Trumpeter Miles Davis, one of the first bebop players to 'cool it' emerged as the greatest innovator of the genre. His Birth Of The Cool nonet recordings of 1949-'50 are the epitome of Cool Jazz lyricism and understatement. Other notable instrumentalists of the Cool school include trumpeter Chet Baker, pianists John Lewis, Dave Brubeck and Lennie Tristano, vibraphonist Milt Jackson and saxophonists Stan Getz, Lee Konitz, Zoot Sims and Paul Desmond. Arrangers, too, contributed significantly to the Cool Jazz movement, most notably Tadd Dameron, Gil Evans and baritone saxophonist Gerry Mulligan. Their compositions focused on instrumental colors and slower-moving, more suspended harmony, which created an illusion of spaciousness. Dissonance played some part in the music as well, but in a softened, muted way. Cool Jazz allowed room for slightly larger ensembles; nonets and tentets were more common than during the lean-and-mean bebop years. Some arrangers experimented with altered instrumentation, including conical brass like french horn and tuba.

Starting in the late 1950s, trumpeter Miles Davis and tenor saxophonist John Coltrane experimented with modes, an approach to melody and improvisation borrowed directly from classical music. These players used a small number of modes, or specific scales, instead of chords to form the backbone of tunes.
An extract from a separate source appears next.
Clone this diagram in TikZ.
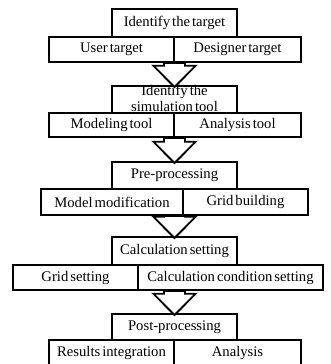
\documentclass[tikz,border=0pt]{standalone}
\usepackage{fontspec}
\setmainfont[WordSpace=0.55]{Liberation Serif}
\usetikzlibrary{calc}
\tikzset{
  cell/.style={draw, line width=1.4pt, rectangle, inner sep=0pt, font=\fontsize{11pt}{11.5pt}\selectfont, align=center},
  blockarrow/.style={draw, fill=white, line width=1.4pt, line join=miter}
}
\newcommand{\flowarrow}[3]{% #1 row node (bottom), #2 centre node, #3 target node
  \path[blockarrow] let \p1=($(#1.south)$), \p2=($(#2.center)$), \p3=($(#3.north)$) in
    (\x2-7.9pt,\y1) -- (\x2-7.9pt,\y3+14.5pt) -- (\x2-15.8pt,\y3+14.5pt) -- (\x2,\y3-1.5pt)
    -- (\x2+15.8pt,\y3+14.5pt) -- (\x2+7.9pt,\y3+14.5pt) -- (\x2+7.9pt,\y1) -- cycle;
}
\begin{document}
\begin{tikzpicture}[x=0.75pt,y=-0.75pt]
\useasboundingbox (0,0) rectangle (330,364);
% level 1
\node[cell, minimum width=125*0.75pt, minimum height=28*0.75pt] (b1) at (174.5,23) {Identify the target};
\node[cell, minimum width=125*0.75pt, minimum height=25*0.75pt] (r1a) at (111.5,49.5) {User target};
\node[cell, minimum width=127*0.75pt, minimum height=25*0.75pt] (r1b) at (237.5,49.5) {Designer target};
% level 2
\node[cell, minimum width=125*0.75pt, minimum height=27*0.75pt] (b2) at (174.5,99.5) {};
\node (b2t) at (174.5,98.5) [font=\fontsize{11pt}{11.5pt}\selectfont, align=center, inner sep=0pt] {Identify the\\simulation tool};
\node[cell, minimum width=125*0.75pt, minimum height=24*0.75pt] (r2a) at (111.5,125) {Modeling tool};
\node[cell, minimum width=127*0.75pt, minimum height=24*0.75pt] (r2b) at (237.5,125) {Analysis tool};
% level 3
\node[cell, minimum width=125*0.75pt, minimum height=27*0.75pt] (b3) at (174.5,175.5) {Pre-processing};
\node[cell, minimum width=142*0.75pt, minimum height=26*0.75pt] (r3a) at (112,202) {Model modification};
\node[cell, minimum width=125*0.75pt, minimum height=26*0.75pt] (r3b) at (245.5,202) {Grid building};
% level 4
\node[cell, minimum width=125*0.75pt, minimum height=28*0.75pt] (b4) at (174.5,251) {Calculation setting};
\node[cell, minimum width=125*0.75pt, minimum height=25*0.75pt] (r4a) at (75.5,277.5) {Grid setting};
\node[cell, minimum width=185*0.75pt, minimum height=25*0.75pt] (r4b) at (230.5,277.5) {Calculation condition setting};
% level 5
\node[cell, minimum width=125*0.75pt, minimum height=26*0.75pt] (b5) at (174.5,327) {Post-processing};
\node[cell, minimum width=125*0.75pt, minimum height=26*0.75pt] (r5a) at (111.5,353) {Results integration};
\node[cell, minimum width=127*0.75pt, minimum height=26*0.75pt] (r5b) at (237.5,353) {Analysis};
% arrows
\flowarrow{r1a}{b1}{b2}
\flowarrow{r2a}{b2}{b3}
\flowarrow{r3a}{b3}{b4}
\flowarrow{r4a}{b4}{b5}
\end{tikzpicture}
\end{document}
The result was a harmonically static, almost purely melodic form of jazz. Soloists sometimes ventured outside of the preset modes and back again to create a sense of tension and release. For a more exotic effect, players sometimes used non-European scales (e.g., Indian, Arab, African) as a 'modal' basis for their music. The vague tonal center of modal jazz would serve as a launching pad for free-jazz experimenters who followed, including tenor saxophonist Pharoah Sanders. Some classic examples of Modal Jazz include Davis' 'Milestones' 'So What' and 'Flamenco Sketches' and Coltrane's 'My Favorite Things' and 'Impressions'.